▸ SOURCE MATERIAL
.....
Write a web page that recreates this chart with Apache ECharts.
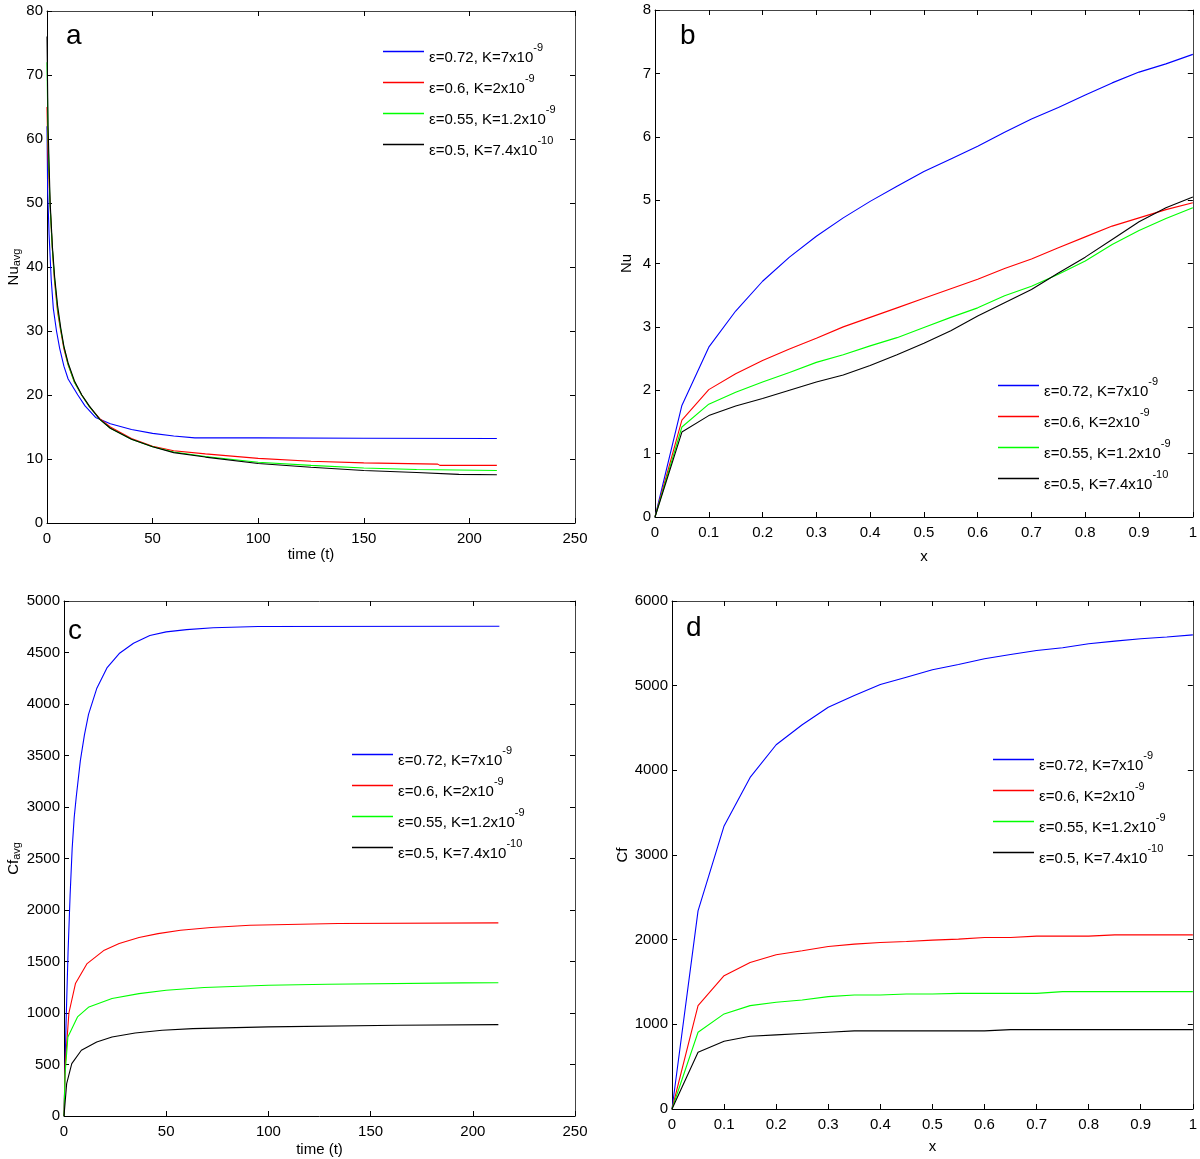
<!DOCTYPE html>
<html><head><meta charset="utf-8">
<script src="https://cdn.jsdelivr.net/npm/echarts@6/dist/echarts.min.js"></script>
<style>html,body{margin:0;padding:0;background:#fff}#c{width:1200px;height:1159px}</style>
</head><body><div id="c"></div><script>
// ---------- legend names ----------
const seriesNames = ['ε=0.72, K=7x10^-9', 'ε=0.6, K=2x10^-9', 'ε=0.55, K=1.2x10^-9', 'ε=0.5, K=7.4x10^-10'];
const seriesColors = ['#0000ff', '#ff0000', '#00ff00', '#000000'];

// ---------- panel a: Nu_avg vs time ----------
const nuAvgBlue = [[0,62],[0.3,52],[1,45],[2,38],[3,33.5],[4.5,30],[6,27.3],[8,24.5],[10,22.5],[14.6,20],[18,18.3],[23,16.5],[30,15.5],[40,14.6],[50,14.0],[60,13.6],[70,13.3],[100,13.3],[150,13.25],[213,13.2]];
const nuAvgRed = [[0,65],[0.5,57],[1.4,50],[2.5,43],[3.5,38],[5,33],[6.5,30],[8,27.2],[10,24.7],[13,22],[16.4,20],[20,18.2],[25,16.3],[30,15.0],[40,13.2],[50,12.0],[60,11.3],[75,10.8],[100,10.1],[125,9.65],[150,9.4],[185,9.2],[186,9.0],[213,9.0]];
const nuAvgGreen = [[0,72],[0.5,60],[1.4,50],[2.5,43],[3.5,38.5],[5,33.5],[6.5,30.2],[8,27.5],[10,24.8],[13,22],[16.4,20],[20,18.2],[25,16.2],[30,14.8],[40,13.1],[50,11.9],[60,11.1],[75,10.4],[100,9.5],[125,9.0],[150,8.6],[175,8.35],[213,8.2]];
const nuAvgBlack = [[0,76],[0.5,62],[1.5,50],[2.6,43],[3.6,38.5],[5,34],[6.5,30.5],[8,27.6],[10,25],[13,22.2],[16.5,20],[20,18.3],[25,16.2],[30,14.8],[40,13.1],[50,11.9],[60,11.0],[75,10.3],[100,9.3],[125,8.7],[150,8.2],[175,7.9],[195,7.6],[213,7.55]];

// ---------- panel b: Nu vs x ----------
const xGrid = [0,0.05,0.1,0.15,0.2,0.25,0.3,0.35,0.4,0.45,0.5,0.55,0.6,0.65,0.7,0.75,0.8,0.85,0.9,0.95,1];
const nuBlue = [0,1.76,2.68,3.25,3.72,4.1,4.43,4.72,4.98,5.22,5.45,5.65,5.85,6.07,6.28,6.46,6.66,6.85,7.02,7.15,7.3];
const nuRed = [0,1.53,2.01,2.26,2.47,2.65,2.82,3.0,3.15,3.3,3.45,3.6,3.75,3.92,4.07,4.25,4.42,4.59,4.72,4.85,4.96];
const nuGreen = [0,1.42,1.78,1.97,2.13,2.28,2.44,2.56,2.7,2.83,2.99,3.15,3.3,3.49,3.64,3.83,4.04,4.3,4.52,4.71,4.88];
const nuBlack = [0,1.34,1.6,1.75,1.87,2.0,2.13,2.24,2.39,2.56,2.74,2.94,3.17,3.38,3.59,3.85,4.1,4.38,4.66,4.88,5.05];

// ---------- panel c: Cf_avg vs time ----------
const cfAvgBlue = [[0,0],[1,900],[2,1600],[3,2150],[4,2600],[5,2900],[6,3100],[8,3450],[10,3700],[12,3900],[16,4150],[21,4350],[27,4490],[34,4590],[42,4665],[50,4700],[60,4722],[73,4740],[95,4753],[213,4755]];
const cfAvgRed = [[0,0],[0.6,500],[2.4,1000],[5.6,1286],[11.3,1480],[19.7,1610],[27,1674],[36.7,1733],[46,1771],[57,1804],[72,1830],[91,1852],[134,1869],[212.5,1875]];
const cfAvgGreen = [[0,0],[0.5,400],[1.9,767],[6.6,962],[12.2,1059],[23.5,1140],[36.7,1188],[50,1221],[68.6,1247],[100,1269],[129,1279],[195,1292],[212.5,1293]];
const cfAvgBlack = [[0,0],[1.3,314],[3.8,508],[8.5,638],[16,719],[23.5,767],[34.8,806],[48,832],[63,848],[100,865],[163,881],[212.5,887]];

// ---------- panel d: Cf vs x ----------
const cfBlue = [0,2340,3343,3916,4302,4539,4745,4883,5013,5100,5187,5250,5317,5368,5416,5447,5495,5526,5554,5574,5600];
const cfRed = [0,1221,1574,1731,1822,1869,1920,1947,1967,1979,1995,2006,2026,2026,2042,2042,2042,2057,2057,2057,2057];
const cfGreen = [0,907,1123,1221,1260,1288,1327,1347,1347,1358,1358,1366,1366,1366,1366,1386,1386,1386,1386,1386,1386];
const cfBlack = [0,671,801,860,875,891,907,923,923,923,923,923,923,938,938,938,938,938,938,938,938];

// ---------- build ----------
const FONT = '"Liberation Sans", Arial, sans-serif';
const pair = (xs, ys) => xs.map((x, i) => [x, ys[i]]);
const fmt = v => String(+(+v).toFixed(6));

const panels = [
  { grid: {left:47, top:11, width:528, height:512}, x:[0,250,50], y:[0,80,10], xName:'time (t)', xGap:24, yName:'{a|Nu}{b|avg}', yGap:22,
    data:[nuAvgBlue, nuAvgRed, nuAvgGreen, nuAvgBlack], legend:{left:378, top:33}, letter:{t:'a', x:66, y:22} },
  { grid: {left:655, top:10, width:542, height:507}, x:[0,1,0.1], y:[0,8,1], xName:'x', xGap:32, yName:'{a|Nu}', yGap:20,
    data:[pair(xGrid,nuBlue), pair(xGrid,nuRed), pair(xGrid,nuGreen), pair(xGrid,nuBlack)], legend:{left:993, top:367}, letter:{t:'b', x:680, y:22} },
  { grid: {left:64, top:601, width:511, height:515}, x:[0,250,50], y:[0,5000,500], xName:'time (t)', xGap:26, yName:'{a|Cf}{b|avg}', yGap:40,
    data:[cfAvgBlue, cfAvgRed, cfAvgGreen, cfAvgBlack], legend:{left:347, top:736}, letter:{t:'c', x:68, y:617} },
  { grid: {left:672, top:601, width:525, height:508}, x:[0,1,0.1], y:[0,6000,1000], xName:'x', xGap:30, yName:'{a|Cf}', yGap:40,
    data:[pair(xGrid,cfBlue), pair(xGrid,cfRed), pair(xGrid,cfGreen), pair(xGrid,cfBlack)], legend:{left:988, top:741}, letter:{t:'d', x:686, y:614} }
];

const grids = [], xAxes = [], yAxes = [], series = [], legends = [], graphics = [];
const lineC = '#000';
const richName = {
  a: {fontFamily: FONT, fontSize: 15, color: '#000', verticalAlign: 'top', lineHeight: 16},
  b: {fontFamily: FONT, fontSize: 11, color: '#000', verticalAlign: 'bottom', lineHeight: 11, padding: [10,0,0,0]}
};
panels.forEach((p, gi) => {
  grids.push(Object.assign({containLabel:false}, p.grid));
  const common = (r) => ({min:r[0], max:r[1], interval:r[2]});
  xAxes.push(Object.assign({type:'value', gridIndex:gi, position:'bottom',
    name:p.xName, nameLocation:'middle', nameGap:p.xGap,
    nameTextStyle:{fontFamily:FONT, fontSize:15, color:'#000'},
    axisLine:{show:true, onZero:false, lineStyle:{color:lineC, width:1}},
    axisTick:{show:true, inside:true, length:5, lineStyle:{color:lineC}},
    axisLabel:{show:true, fontFamily:FONT, fontSize:15, color:'#000', margin:8, formatter:fmt},
    splitLine:{show:false}}, common(p.x)));
  xAxes.push(Object.assign({type:'value', gridIndex:gi, position:'top',
    axisLine:{show:true, onZero:false, lineStyle:{color:'#444', width:1}},
    axisTick:{show:true, inside:true, length:5, lineStyle:{color:lineC}},
    axisLabel:{show:false}, splitLine:{show:false}}, common(p.x)));
  yAxes.push(Object.assign({type:'value', gridIndex:gi, position:'left',
    name:p.yName, nameLocation:'middle', nameGap:p.yGap, nameRotate:90,
    nameTextStyle:{rich:richName},
    axisLine:{show:true, onZero:false, lineStyle:{color:lineC, width:1}},
    axisTick:{show:true, inside:true, length:5, lineStyle:{color:lineC}},
    axisLabel:{show:true, fontFamily:FONT, fontSize:15, color:'#000', margin:4, formatter:fmt},
    splitLine:{show:false}}, common(p.y)));
  yAxes.push(Object.assign({type:'value', gridIndex:gi, position:'right',
    axisLine:{show:true, onZero:false, lineStyle:{color:'#444', width:1}},
    axisTick:{show:true, inside:true, length:5, lineStyle:{color:lineC}},
    axisLabel:{show:false}, splitLine:{show:false}}, common(p.y)));
  p.data.forEach((d, si) => {
    series.push({type:'line', name:seriesNames[si], xAxisIndex:gi*2, yAxisIndex:gi*2,
      data:d, showSymbol:false, symbol:'none', color:seriesColors[si],
      lineStyle:{width:1.1, color:seriesColors[si]}, silent:true, animation:false, z:3});
  });
  legends.push({data:seriesNames, left:p.legend.left, top:p.legend.top, orient:'vertical',
    icon:'rect', itemWidth:41, itemHeight:1.3, itemGap:4, selectedMode:false,
    formatter: name => { const k = name.split('^'); return '{n|' + k[0] + '}{s|' + k[1] + '}'; },
    textStyle:{rich:{
      n:{fontFamily:FONT, fontSize:15, color:'#000', lineHeight:16, padding:[12,0,0,0]},
      s:{fontFamily:FONT, fontSize:11, color:'#000', lineHeight:11, padding:[0,0,8,0]}
    }}});
  graphics.push({type:'text', left:p.letter.x, top:p.letter.y, style:{text:p.letter.t, fontFamily:FONT, fontSize:28, fill:'#000'}});
});

const chart = echarts.init(document.getElementById('c'), null, {renderer:'canvas'});
chart.setOption({
  backgroundColor:'#fff', animation:false,
  grid:grids, xAxis:xAxes, yAxis:yAxes, series:series, legend:legends, graphic:graphics
});
</script></body></html>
.....
▸ THE TASK
In the data above, please extract the lines from the first one through the line with "['#0000ff', '#ff0000', '#00ff00', '#000000'];", exactly, and keep pictures out.

▸ CORRECT OUTPUT
Write a web page that recreates this chart with Apache ECharts.
<!DOCTYPE html>
<html><head><meta charset="utf-8">
<script src="https://cdn.jsdelivr.net/npm/echarts@6/dist/echarts.min.js"></script>
<style>html,body{margin:0;padding:0;background:#fff}#c{width:1200px;height:1159px}</style>
</head><body><div id="c"></div><script>
// ---------- legend names ----------
const seriesNames = ['ε=0.72, K=7x10^-9', 'ε=0.6, K=2x10^-9', 'ε=0.55, K=1.2x10^-9', 'ε=0.5, K=7.4x10^-10'];
const seriesColors = ['#0000ff', '#ff0000', '#00ff00', '#000000'];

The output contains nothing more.